Simcoe County experienced an overall average decrease of 7.9 per cent in home prices in 2022, but figures show prices have started to nudge higher month over month.
The average price in Midland was $480,833 in December, a decrease of 10.9 percent compared to the previous year.
In Innisfil, which has a vast range of home styles — from multi-million-dollar mansions to small cottages — the drop was dramatic, down 36.4 per cent to $712,938 in December 2022, compared to December 2021, according to recent figures released by the Barrie & District Association of Realtors.
In Barrie, which accounts for roughly 25 per cent of residential real estate sales in Simcoe County, the average price dropped 17.1 per cent to $708,000 in December.
Collingwood experienced a drop of 8.9 per cent to $872,054. Average prices in Orillia and Wasaga Beach saw respective drops of 15.8 per cent to $623,308 and 18.8 to $661,688.
Meanwhile, Essa Township saw a 30.2 per cent increase to average values of $1,042,917 last December, while Oro-Medonte Township was down 19.6 per cent to $860,893. Springwater Township’s average prices fell 18.4 per cent to $1,116,167.
The market started strong in 2022 with prices peaking in February, said Luc Woolsey, president of the Barrie & District Association of Realtors, describing the rise from December 2021 to February 2022 as "meteoric." But that was followed by declines of about 30 per cent since that peak.
“When you look at year-over-year, December to December, (the decline in prices) is not nearly as stark,” he observed.
Woolsey suggested the big swing in Innisfil could be an anomaly caused by its diverse property types and large range of neighbourhoods. In December 2021, for instance, prices in Innisfil ranged from $255,000 to $2.75 million — with 16 sales above $1 million.
In December 2022, the range was $255,000 to $1.26 million and there were only three sales above $1 million.
Woolsey points to December 2021 when the average sale price was 59.9 per cent higher than December 2020. That increase, he suggested, was offset by last year’s decrease of 36.4 per cent, resulting in an overall positive position over those two years.
Meanwhile, the month-over-month figures from last November to December saw an overall increase of 6.8 per cent in Simcoe County with a slight increase of 0.7 per cent in Barrie and 1.6 per cent in Collingwood.
Innisfil, Midland and Wasaga Beach saw drops of 12.8, 19.6 and 9.1 per cent, respectively.
Orillia saw a jump of 14.2 per cent and there was an increase last month of 38.3 per cent in Essa Township.
Woolsey believes the downward trend is over and expects the market to continue to rebound as available inventories remain low.
“Definitely, the numbers in the latter part of the year were showing a slowing in the amount it is dropping,” he said. “My feeling is that it’s actually started to go back up again in January.”
He expects higher interest rates introduced over the past year are likely to continue, and buyers are becoming used to that reality.
A housing supply of four months is considered a balanced market and anything above that gives the advantage to the buyer. Last year, the supply dipped to a half a month, then climbed, closing in on four months. But it has since dropped to about two months of inventory.

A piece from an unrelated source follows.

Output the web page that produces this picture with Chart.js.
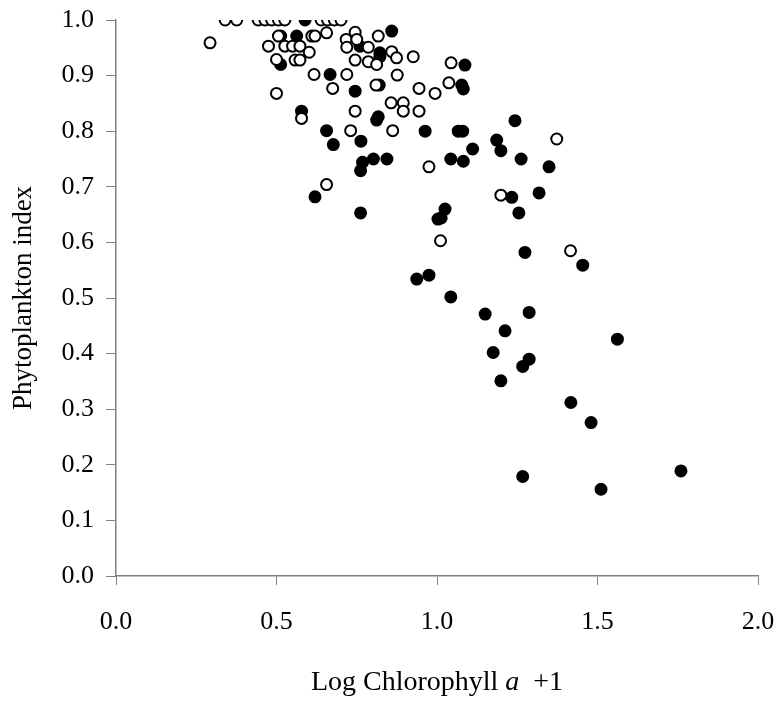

Interest rates may not yet have seen their peak and will likely result in some short-term pauses in real estate sales, said Woolsey. But the housing shortage persists. With the area’s ongoing population growth, he expects there will continue to be competition in the market.
“I think people are going to come to the realization that this is near or at the bottom of the price barrel and they’re going to start jumping back in and fighting over homes again,” he said. “There’s just not enough inventory to ever have a buyers’ market.”
In a report released last week, Royal Bank of Canada economist Robert Hogue concluded that the country’s housing market is inching closer to a cyclical bottom, describing 2022 as a year of extremes. Higher interest rates are expected to limit increases, but strong population growth will eventually heat things up.